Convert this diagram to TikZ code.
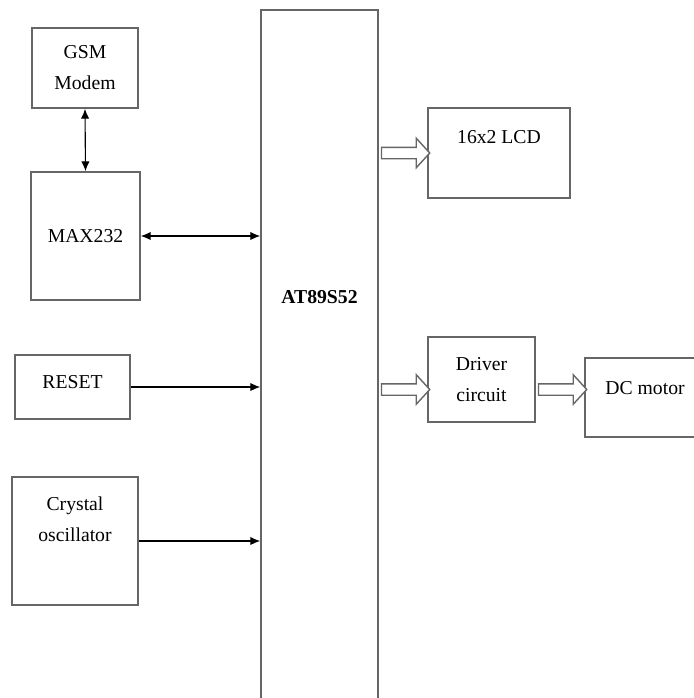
\documentclass[tikz,border=0pt]{standalone}
\usepackage{fontspec}
\setmainfont{Liberation Serif}
\usetikzlibrary{arrows.meta,calc,shapes.arrows}
\tikzset{
  every node/.style={font=\fontsize{14pt}{22pt}\selectfont},
  blk/.style={draw=black!60, line width=1.2pt, align=center, inner sep=0pt},
  sig/.style={line width=.8pt, >={Latex[length=7pt,width=6pt]}},
  hollow/.style={single arrow, draw=black!60, line width=1pt, fill=white,
    inner xsep=0pt, inner ysep=.125cm, text height=0pt, text depth=0pt,
    single arrow head extend=.225cm, single arrow tip angle=95,
    single arrow head indent=0pt},
  fat/.style={to path={let \p1=($(\tikztotarget)-(\tikztostart)$),
    \n1={veclen(\x1,\y1)} in
    node[hollow, minimum height=\n1] at ($(\tikztostart)!.5!(\tikztotarget)$) {}}}
}
\begin{document}
\begin{tikzpicture}[x=0.025cm, y=-0.025cm]
  \useasboundingbox (0,0) rectangle (694,698);
  % blocks
  \node[blk, minimum width=2.65cm, minimum height=2cm] (gsm) at (85,68) {GSM\\Modem};
  \node[blk, minimum width=2.725cm, minimum height=3.2cm] (max) at (85.5,236) {MAX232};
  \node[blk, minimum width=2.875cm, minimum height=1.6cm, text depth=.25cm] (reset) at (72.5,387) {RESET};
  \node[blk, minimum width=3.15cm, minimum height=3.2cm, text depth=1.1cm] (xtal) at (75,541) {Crystal\\oscillator};
  \node[blk, minimum width=2.925cm, minimum height=17.75cm, text depth=3.4cm,
    font=\fontsize{14pt}{22pt}\selectfont\bfseries] (mcu) at (319.5,365) {AT89S52};
  \node[blk, minimum width=3.55cm, minimum height=2.25cm, text depth=.8cm] (lcd) at (499,153) {16x2 LCD};
  \node[blk, minimum width=2.675cm, minimum height=2.125cm] (drv) at (481.5,379.5) {Driver\\circuit};
  \node[blk, minimum width=3cm, minimum height=1.975cm, text depth=.5cm] (dc) at (645,397.5) {DC motor};
  % signal lines
  \draw[sig, <->] (gsm.south) -- (max.north);
  \draw[sig, <->] (max.east) -- (mcu.west |- max.east);
  \draw[sig, ->] (reset.east) -- (mcu.west |- reset.east);
  \draw[sig, ->] (xtal.east) -- (mcu.west |- xtal.east);
  % outputs
  \coordinate (drvin) at ($(drv.west)+(0,10)$);
  \coordinate (drvout) at ($(drv.east)+(0,10)$);
  \draw[fat] (mcu.east |- lcd.west) to (lcd.west);
  \draw[fat] (mcu.east |- drvin) to (drvin);
  \draw[fat] (drvout) to (dc.west |- drvout);
\end{tikzpicture}
\end{document}
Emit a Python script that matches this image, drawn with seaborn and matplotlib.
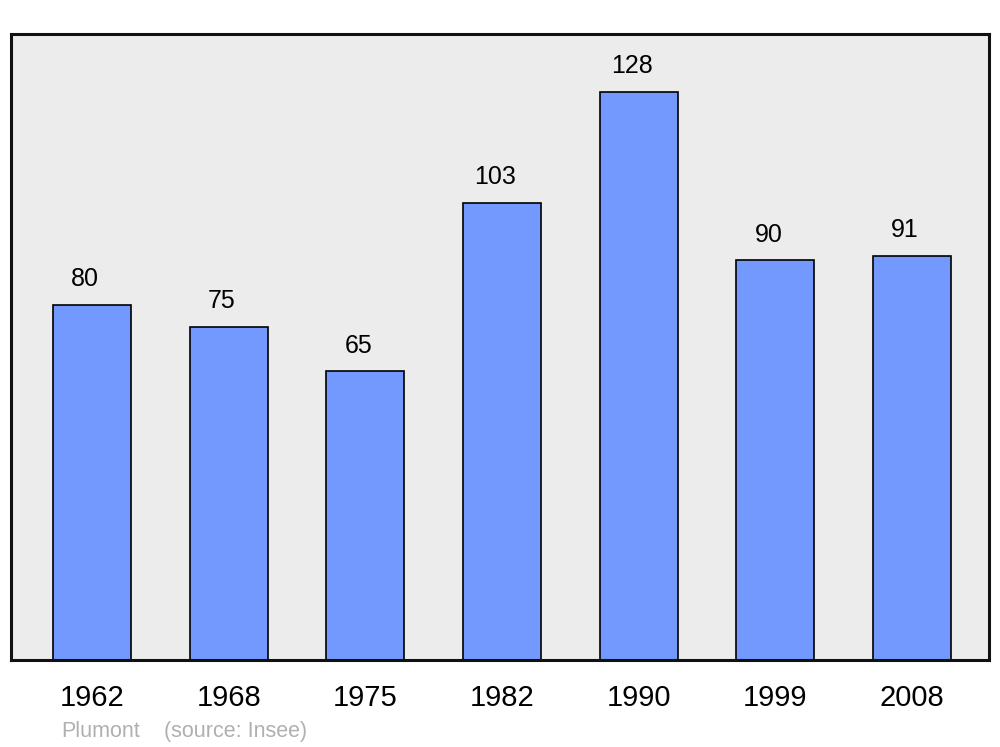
▬▬▬
What is expected
Find each line holding the string "this" and copy it out.

Written answer
Convert this diagram to TikZ code.
Emit a Python script that matches this image, drawn with seaborn and matplotlib.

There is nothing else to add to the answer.